Development project for women entrepreneurs.
Development project for women entrepreneurs
The socio-economic position of women in Nepal has traditionally been weak. The possibility for women to participate in decision-making, both within the family and in society, have been limited. Land ownership, capital, education and technology have been beyond the reach of women. Entrepreneurial activities run by women are typically on a micro-scale and invisible. In consequence they frequently goes unnoticed by both national and development organisations.
The Women’s Bank project is concentrated on the rural areas of Kanchanbur and Lalitpur. The women taking part in the project belong to different under-privileged minorities in their own communities – they are caste-less, landless and/or the sole supporters of their families. They have also suffered from the political unrest which has continued, occasionally with extreme violence, in Nepal over the past ten years. This has disrupted education and reduced employment and earning possibilities, with long-term ramifications even though the situation has improved.

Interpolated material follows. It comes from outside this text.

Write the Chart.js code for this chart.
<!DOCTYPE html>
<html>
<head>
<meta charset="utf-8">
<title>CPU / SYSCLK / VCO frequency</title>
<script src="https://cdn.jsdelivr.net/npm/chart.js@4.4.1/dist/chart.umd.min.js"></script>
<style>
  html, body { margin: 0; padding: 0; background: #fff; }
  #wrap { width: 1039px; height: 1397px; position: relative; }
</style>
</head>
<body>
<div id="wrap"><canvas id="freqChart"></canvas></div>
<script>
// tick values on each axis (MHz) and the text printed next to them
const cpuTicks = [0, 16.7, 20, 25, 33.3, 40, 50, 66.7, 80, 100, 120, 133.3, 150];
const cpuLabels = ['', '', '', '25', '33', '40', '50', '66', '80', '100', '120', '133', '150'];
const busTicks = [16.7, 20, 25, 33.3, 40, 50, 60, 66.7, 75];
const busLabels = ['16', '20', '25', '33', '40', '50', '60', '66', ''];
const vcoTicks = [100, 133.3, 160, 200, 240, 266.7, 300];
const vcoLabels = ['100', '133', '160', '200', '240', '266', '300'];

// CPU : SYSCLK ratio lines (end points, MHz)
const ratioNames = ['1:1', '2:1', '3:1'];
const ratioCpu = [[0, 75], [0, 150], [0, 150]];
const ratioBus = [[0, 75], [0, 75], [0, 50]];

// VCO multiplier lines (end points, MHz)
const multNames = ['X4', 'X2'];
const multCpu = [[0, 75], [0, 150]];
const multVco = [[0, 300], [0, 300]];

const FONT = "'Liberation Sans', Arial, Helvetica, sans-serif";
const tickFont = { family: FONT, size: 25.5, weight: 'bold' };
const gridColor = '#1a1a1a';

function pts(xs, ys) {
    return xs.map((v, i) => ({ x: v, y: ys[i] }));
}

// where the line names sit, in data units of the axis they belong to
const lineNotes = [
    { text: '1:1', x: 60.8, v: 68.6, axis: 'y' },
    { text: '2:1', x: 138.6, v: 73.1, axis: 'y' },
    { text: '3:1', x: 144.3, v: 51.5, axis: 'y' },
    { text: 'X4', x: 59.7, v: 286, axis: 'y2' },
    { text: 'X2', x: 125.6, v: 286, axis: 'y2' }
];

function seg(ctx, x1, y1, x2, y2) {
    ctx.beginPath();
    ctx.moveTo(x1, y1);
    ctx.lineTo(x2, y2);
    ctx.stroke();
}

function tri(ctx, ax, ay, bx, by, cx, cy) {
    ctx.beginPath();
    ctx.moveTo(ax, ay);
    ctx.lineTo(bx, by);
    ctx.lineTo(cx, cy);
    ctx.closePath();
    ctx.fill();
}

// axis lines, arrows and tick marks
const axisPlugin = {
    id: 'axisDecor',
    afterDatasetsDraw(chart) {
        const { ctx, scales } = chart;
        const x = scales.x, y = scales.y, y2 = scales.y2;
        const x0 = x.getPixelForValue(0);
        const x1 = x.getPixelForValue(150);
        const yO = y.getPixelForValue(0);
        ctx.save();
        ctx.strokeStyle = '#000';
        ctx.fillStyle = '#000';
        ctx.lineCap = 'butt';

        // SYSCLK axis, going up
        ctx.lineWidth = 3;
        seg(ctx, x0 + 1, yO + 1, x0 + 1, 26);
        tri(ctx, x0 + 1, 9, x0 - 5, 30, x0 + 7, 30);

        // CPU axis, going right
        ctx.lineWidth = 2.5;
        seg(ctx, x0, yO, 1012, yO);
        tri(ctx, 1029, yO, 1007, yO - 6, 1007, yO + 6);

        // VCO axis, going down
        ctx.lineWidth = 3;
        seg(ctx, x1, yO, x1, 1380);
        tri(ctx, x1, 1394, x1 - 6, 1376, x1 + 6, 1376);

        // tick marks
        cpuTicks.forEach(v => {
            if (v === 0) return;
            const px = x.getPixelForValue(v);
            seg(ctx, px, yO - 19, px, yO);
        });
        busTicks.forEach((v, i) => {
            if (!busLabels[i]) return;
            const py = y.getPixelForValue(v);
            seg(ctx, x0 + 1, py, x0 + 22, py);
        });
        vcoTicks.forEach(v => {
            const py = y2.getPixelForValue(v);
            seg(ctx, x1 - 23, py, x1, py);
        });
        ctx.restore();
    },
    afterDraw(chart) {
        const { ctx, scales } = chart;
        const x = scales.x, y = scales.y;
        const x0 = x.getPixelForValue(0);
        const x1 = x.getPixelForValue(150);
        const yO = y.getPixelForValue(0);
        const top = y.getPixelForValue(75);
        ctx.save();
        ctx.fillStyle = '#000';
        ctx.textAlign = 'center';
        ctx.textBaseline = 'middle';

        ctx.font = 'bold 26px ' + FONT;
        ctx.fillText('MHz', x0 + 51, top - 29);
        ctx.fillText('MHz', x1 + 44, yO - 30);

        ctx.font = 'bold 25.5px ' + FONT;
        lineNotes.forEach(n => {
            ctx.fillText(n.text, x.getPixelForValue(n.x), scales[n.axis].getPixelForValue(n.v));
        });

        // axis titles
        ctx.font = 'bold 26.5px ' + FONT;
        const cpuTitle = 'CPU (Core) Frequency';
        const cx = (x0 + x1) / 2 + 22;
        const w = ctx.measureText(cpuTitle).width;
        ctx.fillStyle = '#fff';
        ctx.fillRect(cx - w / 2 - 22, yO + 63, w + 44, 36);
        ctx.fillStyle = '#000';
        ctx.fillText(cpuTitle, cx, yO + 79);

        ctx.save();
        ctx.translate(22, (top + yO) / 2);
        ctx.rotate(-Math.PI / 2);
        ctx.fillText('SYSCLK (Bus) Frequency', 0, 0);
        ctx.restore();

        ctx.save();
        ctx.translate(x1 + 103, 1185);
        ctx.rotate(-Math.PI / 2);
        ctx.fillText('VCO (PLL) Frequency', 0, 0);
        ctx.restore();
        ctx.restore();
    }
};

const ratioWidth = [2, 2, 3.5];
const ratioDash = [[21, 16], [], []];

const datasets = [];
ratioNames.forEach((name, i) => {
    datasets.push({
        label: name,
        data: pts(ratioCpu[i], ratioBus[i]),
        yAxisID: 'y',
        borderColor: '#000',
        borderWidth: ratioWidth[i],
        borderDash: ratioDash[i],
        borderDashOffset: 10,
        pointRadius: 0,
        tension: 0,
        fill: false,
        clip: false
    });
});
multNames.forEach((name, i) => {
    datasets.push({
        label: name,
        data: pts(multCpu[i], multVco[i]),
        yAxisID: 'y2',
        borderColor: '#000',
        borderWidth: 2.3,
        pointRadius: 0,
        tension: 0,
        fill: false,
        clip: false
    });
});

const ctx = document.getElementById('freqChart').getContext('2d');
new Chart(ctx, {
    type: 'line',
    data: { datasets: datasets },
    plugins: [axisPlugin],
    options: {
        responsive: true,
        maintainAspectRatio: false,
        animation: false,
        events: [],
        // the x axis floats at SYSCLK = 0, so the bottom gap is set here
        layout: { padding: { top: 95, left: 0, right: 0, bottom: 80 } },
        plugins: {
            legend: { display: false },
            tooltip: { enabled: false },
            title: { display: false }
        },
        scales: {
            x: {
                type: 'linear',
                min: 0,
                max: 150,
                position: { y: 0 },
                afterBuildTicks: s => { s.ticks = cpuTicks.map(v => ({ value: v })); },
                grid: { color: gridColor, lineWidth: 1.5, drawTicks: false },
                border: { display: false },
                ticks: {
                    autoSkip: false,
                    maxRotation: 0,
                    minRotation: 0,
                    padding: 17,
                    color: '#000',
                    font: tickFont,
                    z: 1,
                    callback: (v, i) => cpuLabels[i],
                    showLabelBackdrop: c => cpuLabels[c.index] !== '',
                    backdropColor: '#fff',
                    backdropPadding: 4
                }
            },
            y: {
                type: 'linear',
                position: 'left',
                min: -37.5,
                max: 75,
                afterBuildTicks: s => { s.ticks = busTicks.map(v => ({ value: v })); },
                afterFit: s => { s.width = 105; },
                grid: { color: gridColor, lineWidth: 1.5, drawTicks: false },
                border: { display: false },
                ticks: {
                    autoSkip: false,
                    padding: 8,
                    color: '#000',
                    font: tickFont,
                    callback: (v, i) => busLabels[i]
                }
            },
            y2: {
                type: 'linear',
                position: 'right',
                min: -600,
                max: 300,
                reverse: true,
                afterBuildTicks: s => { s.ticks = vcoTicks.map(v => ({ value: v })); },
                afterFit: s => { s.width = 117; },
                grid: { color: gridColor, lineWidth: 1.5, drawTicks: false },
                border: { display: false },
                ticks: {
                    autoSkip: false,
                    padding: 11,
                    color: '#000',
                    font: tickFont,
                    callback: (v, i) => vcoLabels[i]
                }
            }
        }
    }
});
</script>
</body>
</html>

The project financed by the Women’s Bank focuses on the independent earning projects of women’s groups and through this on the socio-economic empowerment of women within their own communities. The three-year project develops the professional and entrepreneurial skills of women and creates new small businesses run by women, initially organised into local entrepreneur groups and later into regional network co-operatives, Co-operatives are generally set up by four entrepreneur groups, each comprising 25 women; these entrepreneur groups also engage in savings and loan operations. By organising themselves in this way they can ensure that new entrepreneurs receive sufficient support and training via the joint network; they are able to help in establishing marketing contacts and channels and in organising start-up and growth finance for entrepreneurial operations.

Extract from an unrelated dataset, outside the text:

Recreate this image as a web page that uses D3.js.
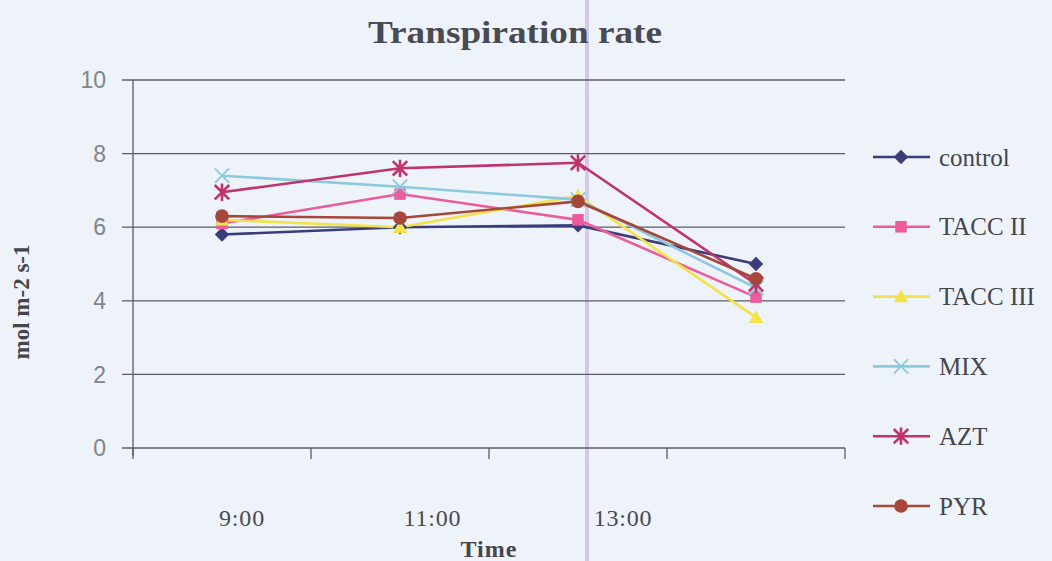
<!DOCTYPE html>
<html>
<head>
<meta charset="utf-8">
<script src="https://cdn.jsdelivr.net/npm/d3@7"></script>
<style>
  html, body { margin: 0; padding: 0; background: #eef2f9; }
  svg { display: block; }
</style>
</head>
<body>
<svg id="chart" width="1052" height="561"></svg>
<script>
// Sampling times (the last one carries no printed label)
const categories = ["9:00", "11:00", "13:00", "15:00"];
const tickLabels = ["9:00", "11:00", "13:00"];
const yTicks = [0, 2, 4, 6, 8, 10];

// Transpiration rate per treatment (mol m-2 s-1)
const control = [5.8, 6.0, 6.05, 5.0];
const taccII  = [6.1, 6.9, 6.2, 4.1];
const taccIII = [6.2, 6.0, 6.85, 3.55];
const mix     = [7.4, 7.1, 6.75, 4.35];
const azt     = [6.95, 7.6, 7.75, 4.45];
const pyr     = [6.3, 6.25, 6.7, 4.6];

const seriesNames = ["control", "TACC II", "TACC III", "MIX", "AZT", "PYR"];
const seriesValues = [control, taccII, taccIII, mix, azt, pyr];
const seriesColors = ["#3b3d7a", "#ec5c9c", "#f3e34a", "#8cc9dd", "#c0336c", "#a5473a"];
const seriesSymbols = ["diamond", "square", "triangle", "x", "star", "circle"];

const svg = d3.select("#chart");
const m = { left: 133, right: 845, top: 80, bottom: 448 };
const serif = "Liberation Serif, Times New Roman, serif";

const x = d3.scaleBand().domain(categories).range([m.left, m.right]);
const y = d3.scaleLinear().domain([0, 10]).range([m.bottom, m.top]);
const labelX = d3.scalePoint().domain(tickLabels).range([242, 623]);

// faint vertical streak across the sheet
svg.append("line")
  .attr("x1", 587).attr("x2", 587).attr("y1", 0).attr("y2", 561)
  .attr("stroke", "#cdbfe3").attr("stroke-width", 4).attr("opacity", 0.8);

// horizontal gridlines with outward ticks
svg.append("g").selectAll("line").data(yTicks).join("line")
  .attr("x1", m.left - 11).attr("x2", m.right)
  .attr("y1", d => y(d)).attr("y2", d => y(d))
  .attr("stroke", "#5a5d66").attr("stroke-width", 1.3);

// y axis line
svg.append("line")
  .attr("x1", m.left).attr("x2", m.left)
  .attr("y1", m.top).attr("y2", m.bottom + 8)
  .attr("stroke", "#5a5d66").attr("stroke-width", 1.3);

// y tick labels
svg.append("g").selectAll("text").data(yTicks).join("text")
  .attr("x", 106).attr("y", d => y(d))
  .attr("dy", "0.36em")
  .attr("text-anchor", "end")
  .attr("font-family", "Liberation Sans, Arial, sans-serif")
  .attr("font-size", 23)
  .attr("fill", "#80848c")
  .text(d => d);

// x category boundary ticks
const bounds = categories.map(c => x(c)).concat([x(categories[categories.length - 1]) + x.bandwidth()]);
svg.append("g").selectAll("line").data(bounds).join("line")
  .attr("x1", d => d).attr("x2", d => d)
  .attr("y1", m.bottom).attr("y2", m.bottom + 11)
  .attr("stroke", "#5a5d66").attr("stroke-width", 1.3);

// x tick labels
svg.append("g").selectAll("text").data(tickLabels).join("text")
  .attr("x", d => labelX(d)).attr("y", 526)
  .attr("text-anchor", "middle")
  .attr("font-family", serif)
  .attr("font-size", 24)
  .attr("letter-spacing", 0.8)
  .attr("fill", "#4a4a50")
  .text(d => d);

// axis titles
svg.append("text")
  .attr("x", (m.left + m.right) / 2).attr("y", 557)
  .attr("text-anchor", "middle")
  .attr("font-family", serif)
  .attr("font-weight", "bold").attr("font-size", 24)
  .attr("letter-spacing", 1)
  .attr("fill", "#45464c")
  .text("Time");

svg.append("text")
  .attr("transform", "translate(29,302) rotate(-90)")
  .attr("text-anchor", "middle")
  .attr("font-family", serif)
  .attr("font-weight", "bold").attr("font-size", 23)
  .attr("fill", "#45464c")
  .text("mol m-2 s-1");

svg.append("text")
  .attr("x", 515).attr("y", 43)
  .attr("text-anchor", "middle")
  .attr("font-family", serif)
  .attr("font-weight", "bold").attr("font-size", 31)
  .attr("textLength", 294).attr("lengthAdjust", "spacingAndGlyphs")
  .attr("fill", "#4a4a52")
  .text("Transpiration rate");

// marker drawing helper
function drawMarker(g, type, color, size) {
  const s = size;
  if (type === "diamond") {
    g.append("path").attr("d", `M0,${-s}L${s},0L0,${s}L${-s},0Z`).attr("fill", color);
  } else if (type === "square") {
    g.append("rect").attr("x", -s * 0.8).attr("y", -s * 0.8)
      .attr("width", s * 1.6).attr("height", s * 1.6).attr("fill", color);
  } else if (type === "triangle") {
    g.append("path").attr("d", `M0,${-s}L${s},${s * 0.8}L${-s},${s * 0.8}Z`).attr("fill", color);
  } else if (type === "x") {
    g.append("path").attr("d", `M${-s},${-s}L${s},${s}M${s},${-s}L${-s},${s}`)
      .attr("stroke", color).attr("stroke-width", 1.8).attr("fill", "none");
  } else if (type === "star") {
    g.append("path")
      .attr("d", `M${-s},${-s}L${s},${s}M${s},${-s}L${-s},${s}M0,${-s * 1.2}L0,${s * 1.2}`)
      .attr("stroke", color).attr("stroke-width", 2.6).attr("fill", "none");
  } else if (type === "circle") {
    g.append("circle").attr("r", s * 0.95).attr("fill", color);
  }
}

// series lines and markers
const line = d3.line().x((d, i) => x(categories[i]) + x.bandwidth() / 2).y(d => y(d));
seriesValues.forEach((vals, k) => {
  svg.append("path")
    .datum(vals)
    .attr("d", line)
    .attr("fill", "none")
    .attr("stroke", seriesColors[k])
    .attr("stroke-width", 2.6);
});
seriesValues.forEach((vals, k) => {
  vals.forEach((v, i) => {
    const g = svg.append("g")
      .attr("transform", `translate(${x(categories[i]) + x.bandwidth() / 2},${y(v)})`);
    drawMarker(g, seriesSymbols[k], seriesColors[k], 7.2);
  });
});

// legend
const legendY = d3.scalePoint().domain(seriesNames).range([157, 506]);
seriesNames.forEach((name, k) => {
  const ly = legendY(name);
  svg.append("line")
    .attr("x1", 873).attr("x2", 930).attr("y1", ly).attr("y2", ly)
    .attr("stroke", seriesColors[k]).attr("stroke-width", 2.6);
  const g = svg.append("g").attr("transform", `translate(901,${ly})`);
  drawMarker(g, seriesSymbols[k], seriesColors[k], 7.2);
  svg.append("text")
    .attr("x", 939).attr("y", ly)
    .attr("dy", "0.34em")
    .attr("font-family", serif)
    .attr("font-size", 25)
    .attr("fill", "#45464c")
    .text(name);
});
</script>
</body>
</html>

Improving the financial position of women presupposes that women are aware of their own rights and are encouraged to take advantage of these. The community operating model already helps to increase women’s self-esteem and their possibilities for making their voice heard but the programme also includes advice on women’s rights and peer group activities. All the available methods are inter-active and thus promote empowerment.

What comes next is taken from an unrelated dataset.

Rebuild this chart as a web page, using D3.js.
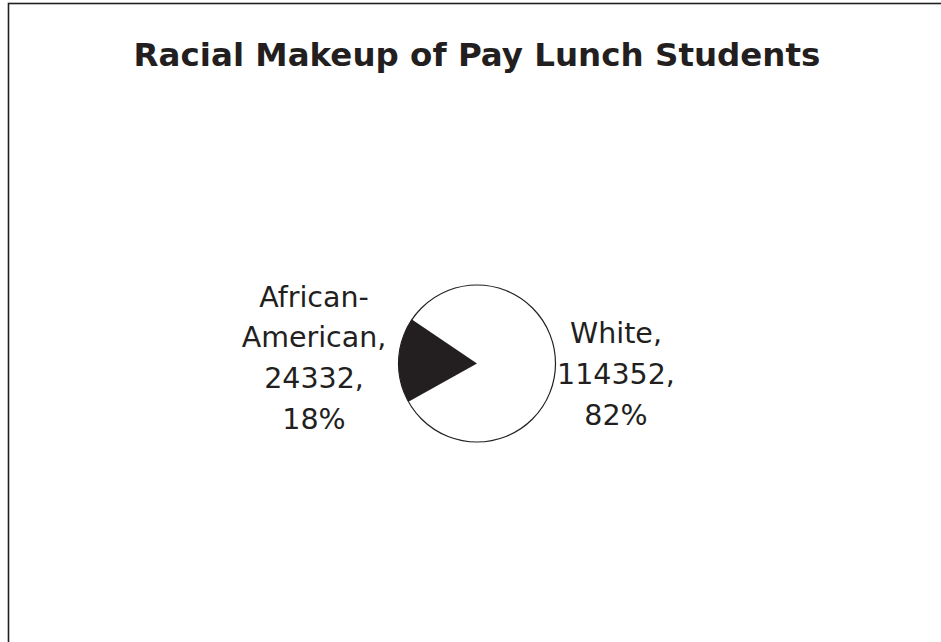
<!DOCTYPE html>
<html>
<head>
<meta charset="utf-8">
<script src="https://cdn.jsdelivr.net/npm/d3@7"></script>
<style>
  html, body { margin: 0; padding: 0; background: #fff; }
  svg { display: block; }
  text { font-family: "DejaVu Sans", Verdana, sans-serif; fill: #231f20; }
</style>
</head>
<body>
<svg id="chart" width="941" height="642"></svg>
<script>
// Pay-lunch student counts by race
const categories = ["White", "African-American"];
const values = [114352, 24332];
const percentLabels = ["82%", "18%"];
const fills = ["#ffffff", "#231f20"];

const svg = d3.select("#chart");
const W = 941, H = 642;

// outer chart frame (runs past the right and bottom edges)
svg.append("rect")
  .attr("x", 8.5).attr("y", 3.5)
  .attr("width", W + 20).attr("height", H + 20)
  .attr("fill", "#fff")
  .attr("stroke", "#231f20").attr("stroke-width", 1.6);

// title
svg.append("text")
  .attr("x", 477).attr("y", 66)
  .attr("text-anchor", "middle")
  .attr("font-weight", "bold")
  .attr("font-size", 32.5)
  .text("Racial Makeup of Pay Lunch Students");

// pie: the White slice is drawn first, ending where the African-American slice begins
const cx = 477, cy = 363.5, r = 78.5;
const endDeg = 304;
const pie = d3.pie().sort(null)
  .startAngle((endDeg - 360) * Math.PI / 180)
  .endAngle(endDeg * Math.PI / 180);
const arcs = pie(values);
const arc = d3.arc().innerRadius(0).outerRadius(r);

const g = svg.append("g").attr("transform", `translate(${cx},${cy})`);
g.selectAll("path.slice")
  .data(arcs)
  .join("path")
  .attr("class", "slice")
  .attr("d", arc)
  .attr("fill", (d, i) => fills[i])
  .attr("stroke", "none");
g.append("circle")
  .attr("r", r)
  .attr("fill", "none")
  .attr("stroke", "#231f20")
  .attr("stroke-width", 1.2);

// data labels: name, value, percent on stacked lines
const fmt = d3.format("d");
const labelPos = [
  { x: 616, y: 343, lines: ["White,"] },
  { x: 314, y: 306.5, lines: ["African-", "American,"] }
];
labelPos.forEach((p, i) => {
  const lines = p.lines.concat([fmt(values[i]) + ",", percentLabels[i]]);
  const t = svg.append("text")
    .attr("text-anchor", "middle")
    .attr("font-size", 28.5);
  lines.forEach((s, k) => {
    t.append("tspan")
      .attr("x", p.x)
      .attr("y", p.y + k * 40.8)
      .text(s);
  });
});
</script>
</body>
</html>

The aim is to create 600 new women-run enterprises during the life of the project. Some of these operate in agriculture-related branches and in the further-processing of agricultural production and some provide services needed by the organisations in line with local demand. New entrepreneurial activity requires local materials and raw materials, services as well as labour so that indirectly the project improves the livelihood of some 2 000 families and reaches some 10 000 people.
The responsible implementation of the projects lies with the Lutheran World Federation Nepal country programme; local organisational implementation is the responsibility of the Nepalise Society of Local Volunteers’ Efforts.
“Time is money. One who doesn’t respect and understand the value of time will never succeed in life, so, I value every minute of my life,” says Ganga Tamang of Bhardeu VDC, who became an entrepreneur from a common woman.
Shy and soft spoken Ganga got married at the age of 17. She faced numerous challenges from the day she married as she had to look after the household with limited income. She did not have any qualification or education to be involved in some job.
“I used to think if I were educated my life could have been better. I always regret for not being able to attend school,” says Ganga, who was born in a poor family.
Her life changed after SOLVE Nepal, one of the Implementing Partners of LWF Nepal, started ‘combating poverty and gender injustice through cooperatives’ program in Lalitpur district targeting poor and marginalized women.
The program raised awareness about micro enterprise and supported poor women to take part in income generating activities. The project is being implemented in Lalitpur district with support from Women’s Bank Finland through Finn Church Aid.
Ganga also got chance to participate in the program. The program helped women to form groups and develop the habit of saving regularly. She even became the member of the cooperative. The project not only helped Ganga to learn about micro enterprise but she was able to get training on pig farming. The pig farming changed her life. She took a loan of NPR 15,000 (approx 120 euros) and bought 3 piglets. She sold them on profit and paid her loan back on due time. It gave her confidence to expand the work. She again took loan of NPR 50,000 (approx 400 euros) and raised 36 pigs.
She says, I am getting a minimum of 10/12 thousand rupees (approx 80-100 euros) profits from the sale of one pig. Today along with pigs, she has 5 goats and 2 calves. She even sells bacon (pig meat) on contract basis in Kathmandu. She makes an annual transaction of NRP 400,000 to 600,000 (approx 3,200 to 4,800 euros) from pig farming and contract base meat selling. After using some money on household activities and children’s education she saves the remaining in the cooperative.
“The program brought so many changes in my life. I have been living a better life now. I never imagined this would happen. The literacy class helped me to calculate my profit and investment. I have already paid back the loan of 50 thousand rupees and now I plan to raise 50 to 60 pigs and be an example to all. I am so satisfied and content with my life now,” says Ganga with confidence in her voice.